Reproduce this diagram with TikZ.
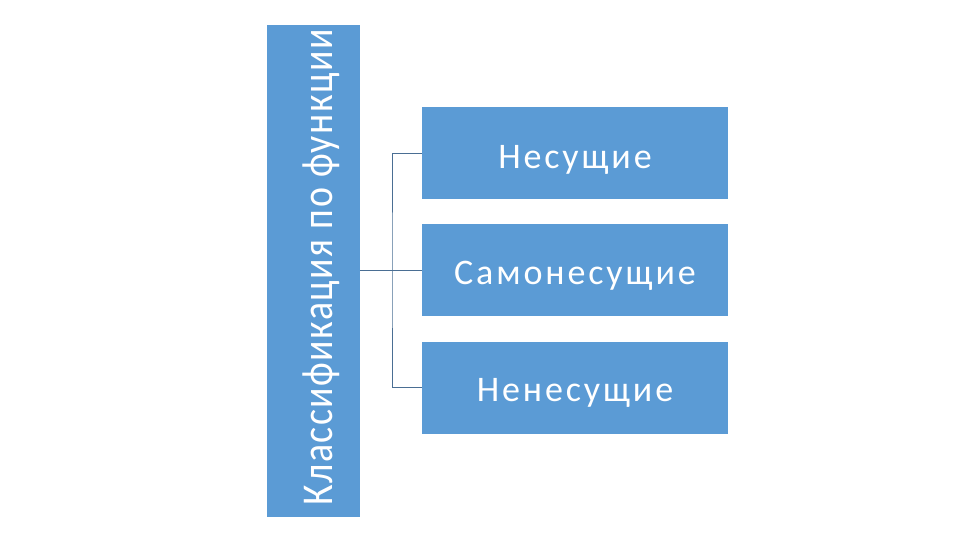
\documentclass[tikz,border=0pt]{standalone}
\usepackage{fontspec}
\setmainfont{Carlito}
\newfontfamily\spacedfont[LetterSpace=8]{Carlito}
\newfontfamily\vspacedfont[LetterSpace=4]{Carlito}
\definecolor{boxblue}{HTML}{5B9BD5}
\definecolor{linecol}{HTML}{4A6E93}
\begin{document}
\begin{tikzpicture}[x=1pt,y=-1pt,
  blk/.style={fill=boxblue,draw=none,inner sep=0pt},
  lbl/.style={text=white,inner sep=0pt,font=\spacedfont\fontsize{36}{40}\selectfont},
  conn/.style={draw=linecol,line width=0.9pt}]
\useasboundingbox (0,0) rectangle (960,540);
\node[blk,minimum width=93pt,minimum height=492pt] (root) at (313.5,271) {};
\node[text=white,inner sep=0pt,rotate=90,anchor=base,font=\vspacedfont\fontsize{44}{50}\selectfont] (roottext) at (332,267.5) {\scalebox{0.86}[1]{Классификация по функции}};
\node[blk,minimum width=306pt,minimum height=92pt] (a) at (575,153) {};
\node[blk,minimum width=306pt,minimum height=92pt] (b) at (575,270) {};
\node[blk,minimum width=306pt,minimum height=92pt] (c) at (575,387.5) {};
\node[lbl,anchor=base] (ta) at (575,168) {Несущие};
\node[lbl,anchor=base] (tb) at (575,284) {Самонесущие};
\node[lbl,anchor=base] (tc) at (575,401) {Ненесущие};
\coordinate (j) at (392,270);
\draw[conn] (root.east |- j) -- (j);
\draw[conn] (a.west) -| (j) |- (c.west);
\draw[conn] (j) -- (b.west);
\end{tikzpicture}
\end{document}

━━━━━━

= Short problem =
Every line should be retyped exactly, with the pictures omitted.

= Answer for this exercise =
Reproduce this diagram with TikZ.
\documentclass[tikz,border=0pt]{standalone}
\usepackage{fontspec}
\setmainfont{Carlito}
\newfontfamily\spacedfont[LetterSpace=8]{Carlito}
\newfontfamily\vspacedfont[LetterSpace=4]{Carlito}
\definecolor{boxblue}{HTML}{5B9BD5}
\definecolor{linecol}{HTML}{4A6E93}
\begin{document}
\begin{tikzpicture}[x=1pt,y=-1pt,
  blk/.style={fill=boxblue,draw=none,inner sep=0pt},
  lbl/.style={text=white,inner sep=0pt,font=\spacedfont\fontsize{36}{40}\selectfont},
  conn/.style={draw=linecol,line width=0.9pt}]
\useasboundingbox (0,0) rectangle (960,540);
\node[blk,minimum width=93pt,minimum height=492pt] (root) at (313.5,271) {};
\node[text=white,inner sep=0pt,rotate=90,anchor=base,font=\vspacedfont\fontsize{44}{50}\selectfont] (roottext) at (332,267.5) {\scalebox{0.86}[1]{Классификация по функции}};
\node[blk,minimum width=306pt,minimum height=92pt] (a) at (575,153) {};
\node[blk,minimum width=306pt,minimum height=92pt] (b) at (575,270) {};
\node[blk,minimum width=306pt,minimum height=92pt] (c) at (575,387.5) {};
\node[lbl,anchor=base] (ta) at (575,168) {Несущие};
\node[lbl,anchor=base] (tb) at (575,284) {Самонесущие};
\node[lbl,anchor=base] (tc) at (575,401) {Ненесущие};
\coordinate (j) at (392,270);
\draw[conn] (root.east |- j) -- (j);
\draw[conn] (a.west) -| (j) |- (c.west);
\draw[conn] (j) -- (b.west);
\end{tikzpicture}
\end{document}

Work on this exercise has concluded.